• _Task description_
The lines from the top of the material through the line with "import pandas as pd" are to be set down exactly. Leave the pictures out.

• _Stored records_

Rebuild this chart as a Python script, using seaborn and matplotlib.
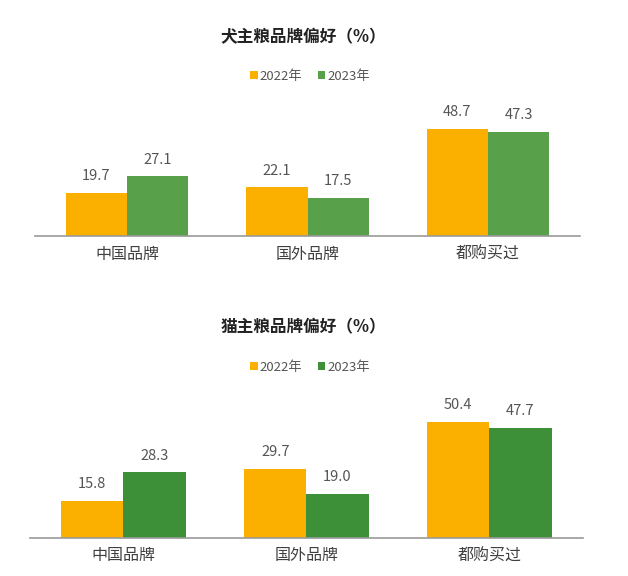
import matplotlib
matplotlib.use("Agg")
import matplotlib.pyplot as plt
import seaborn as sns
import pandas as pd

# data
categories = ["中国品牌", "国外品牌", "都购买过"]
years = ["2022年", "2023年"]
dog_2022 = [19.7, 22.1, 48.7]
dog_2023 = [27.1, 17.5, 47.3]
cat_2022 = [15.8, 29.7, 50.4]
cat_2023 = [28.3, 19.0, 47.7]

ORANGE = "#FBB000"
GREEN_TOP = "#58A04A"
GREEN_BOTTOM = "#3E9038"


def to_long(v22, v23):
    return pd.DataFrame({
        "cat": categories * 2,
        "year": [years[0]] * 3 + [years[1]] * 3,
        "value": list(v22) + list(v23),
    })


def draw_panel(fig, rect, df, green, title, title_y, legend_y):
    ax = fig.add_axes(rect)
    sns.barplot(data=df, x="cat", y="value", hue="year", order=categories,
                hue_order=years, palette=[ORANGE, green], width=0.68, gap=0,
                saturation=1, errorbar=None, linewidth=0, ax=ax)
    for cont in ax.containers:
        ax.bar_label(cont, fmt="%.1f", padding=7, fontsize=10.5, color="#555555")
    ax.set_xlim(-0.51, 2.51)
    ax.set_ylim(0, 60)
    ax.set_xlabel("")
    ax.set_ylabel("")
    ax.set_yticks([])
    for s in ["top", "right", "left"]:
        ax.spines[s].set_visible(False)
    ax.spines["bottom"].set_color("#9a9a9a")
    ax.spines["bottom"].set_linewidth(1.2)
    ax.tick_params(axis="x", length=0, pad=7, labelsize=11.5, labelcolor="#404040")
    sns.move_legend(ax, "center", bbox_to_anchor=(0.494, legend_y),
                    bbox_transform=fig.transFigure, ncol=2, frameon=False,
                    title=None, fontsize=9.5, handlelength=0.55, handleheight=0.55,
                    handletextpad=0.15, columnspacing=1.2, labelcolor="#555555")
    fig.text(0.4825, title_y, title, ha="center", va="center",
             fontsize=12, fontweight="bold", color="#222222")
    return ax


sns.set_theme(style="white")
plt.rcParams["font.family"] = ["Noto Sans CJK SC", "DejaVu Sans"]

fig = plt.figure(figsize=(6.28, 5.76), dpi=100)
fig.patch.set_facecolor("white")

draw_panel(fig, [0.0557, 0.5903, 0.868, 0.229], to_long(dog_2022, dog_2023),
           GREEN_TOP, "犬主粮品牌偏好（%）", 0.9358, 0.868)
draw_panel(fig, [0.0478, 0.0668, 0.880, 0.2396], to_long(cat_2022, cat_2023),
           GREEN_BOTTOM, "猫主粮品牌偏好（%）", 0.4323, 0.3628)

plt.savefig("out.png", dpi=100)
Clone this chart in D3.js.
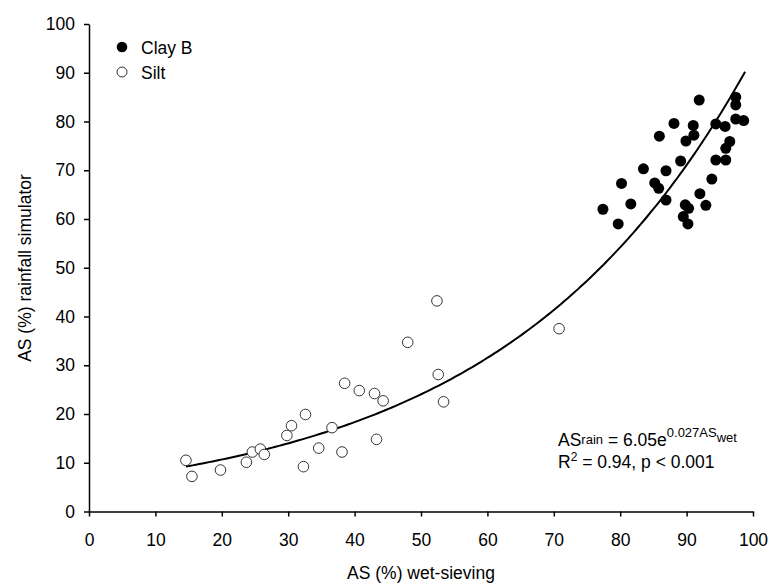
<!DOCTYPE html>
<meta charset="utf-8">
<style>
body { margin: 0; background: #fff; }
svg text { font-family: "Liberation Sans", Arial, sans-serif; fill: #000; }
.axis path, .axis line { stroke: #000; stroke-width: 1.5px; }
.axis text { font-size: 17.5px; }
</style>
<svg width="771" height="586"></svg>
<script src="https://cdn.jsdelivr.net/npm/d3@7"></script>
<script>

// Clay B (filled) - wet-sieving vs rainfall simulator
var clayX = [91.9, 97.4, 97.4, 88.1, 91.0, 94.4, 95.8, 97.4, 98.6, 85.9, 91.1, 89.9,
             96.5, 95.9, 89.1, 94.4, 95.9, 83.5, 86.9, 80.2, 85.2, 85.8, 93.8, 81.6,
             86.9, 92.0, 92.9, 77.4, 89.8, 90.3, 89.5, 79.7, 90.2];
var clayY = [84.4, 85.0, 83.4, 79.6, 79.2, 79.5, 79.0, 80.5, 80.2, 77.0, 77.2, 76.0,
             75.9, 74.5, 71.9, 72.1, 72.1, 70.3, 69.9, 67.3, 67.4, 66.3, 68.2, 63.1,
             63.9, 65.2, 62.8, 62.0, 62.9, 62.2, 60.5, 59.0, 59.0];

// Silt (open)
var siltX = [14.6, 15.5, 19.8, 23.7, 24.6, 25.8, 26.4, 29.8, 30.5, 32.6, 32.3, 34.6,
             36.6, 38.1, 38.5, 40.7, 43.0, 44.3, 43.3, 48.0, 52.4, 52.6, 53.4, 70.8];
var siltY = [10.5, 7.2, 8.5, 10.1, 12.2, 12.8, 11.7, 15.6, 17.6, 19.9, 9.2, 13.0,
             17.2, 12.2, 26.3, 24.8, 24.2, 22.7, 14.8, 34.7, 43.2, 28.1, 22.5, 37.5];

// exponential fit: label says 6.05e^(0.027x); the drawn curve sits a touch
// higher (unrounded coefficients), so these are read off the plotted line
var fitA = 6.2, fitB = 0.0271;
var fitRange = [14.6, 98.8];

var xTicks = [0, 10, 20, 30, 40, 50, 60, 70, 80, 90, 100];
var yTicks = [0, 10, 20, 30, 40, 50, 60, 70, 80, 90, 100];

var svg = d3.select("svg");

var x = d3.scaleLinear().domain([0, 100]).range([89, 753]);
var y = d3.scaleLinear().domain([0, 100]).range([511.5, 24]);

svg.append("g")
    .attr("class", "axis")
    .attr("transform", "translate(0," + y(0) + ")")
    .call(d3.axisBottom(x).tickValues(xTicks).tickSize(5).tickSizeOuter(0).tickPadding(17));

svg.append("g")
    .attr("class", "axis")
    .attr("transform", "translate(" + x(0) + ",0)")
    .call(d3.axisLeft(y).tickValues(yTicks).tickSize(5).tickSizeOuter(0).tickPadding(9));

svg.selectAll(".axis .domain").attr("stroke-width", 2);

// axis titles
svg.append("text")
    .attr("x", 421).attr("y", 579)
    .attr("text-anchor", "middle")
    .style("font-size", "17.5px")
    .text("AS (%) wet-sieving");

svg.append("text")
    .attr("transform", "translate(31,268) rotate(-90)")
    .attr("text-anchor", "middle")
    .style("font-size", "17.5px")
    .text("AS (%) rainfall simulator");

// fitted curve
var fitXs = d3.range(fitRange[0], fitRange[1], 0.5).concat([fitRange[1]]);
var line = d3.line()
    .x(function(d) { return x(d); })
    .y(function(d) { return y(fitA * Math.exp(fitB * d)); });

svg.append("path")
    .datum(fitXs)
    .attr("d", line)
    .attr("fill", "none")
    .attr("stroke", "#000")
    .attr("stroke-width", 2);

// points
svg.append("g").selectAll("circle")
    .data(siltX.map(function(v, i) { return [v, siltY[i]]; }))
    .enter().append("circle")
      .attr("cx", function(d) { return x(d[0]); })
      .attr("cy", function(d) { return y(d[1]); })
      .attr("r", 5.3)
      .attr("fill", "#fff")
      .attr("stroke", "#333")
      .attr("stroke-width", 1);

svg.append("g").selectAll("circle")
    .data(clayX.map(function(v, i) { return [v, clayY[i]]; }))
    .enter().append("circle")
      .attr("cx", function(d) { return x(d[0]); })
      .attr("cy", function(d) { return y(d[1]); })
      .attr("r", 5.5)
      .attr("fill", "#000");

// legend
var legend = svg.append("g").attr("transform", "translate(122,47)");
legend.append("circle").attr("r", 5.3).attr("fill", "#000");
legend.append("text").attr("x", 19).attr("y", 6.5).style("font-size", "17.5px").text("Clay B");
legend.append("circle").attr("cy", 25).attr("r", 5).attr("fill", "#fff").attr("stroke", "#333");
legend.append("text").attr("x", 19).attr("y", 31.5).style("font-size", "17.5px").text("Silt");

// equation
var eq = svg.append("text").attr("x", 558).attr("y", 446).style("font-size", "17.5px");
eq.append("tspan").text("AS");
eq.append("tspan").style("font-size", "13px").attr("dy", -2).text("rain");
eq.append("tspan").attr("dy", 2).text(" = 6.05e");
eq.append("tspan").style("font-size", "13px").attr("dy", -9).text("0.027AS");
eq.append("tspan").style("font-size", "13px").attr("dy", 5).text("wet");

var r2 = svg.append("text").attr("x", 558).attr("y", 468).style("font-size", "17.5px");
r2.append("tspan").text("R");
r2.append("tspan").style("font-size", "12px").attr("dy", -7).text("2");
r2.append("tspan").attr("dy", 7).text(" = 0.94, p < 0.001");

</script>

• _Output below_
Rebuild this chart as a Python script, using seaborn and matplotlib.
import matplotlib
matplotlib.use("Agg")
import matplotlib.pyplot as plt
import seaborn as sns
import pandas as pd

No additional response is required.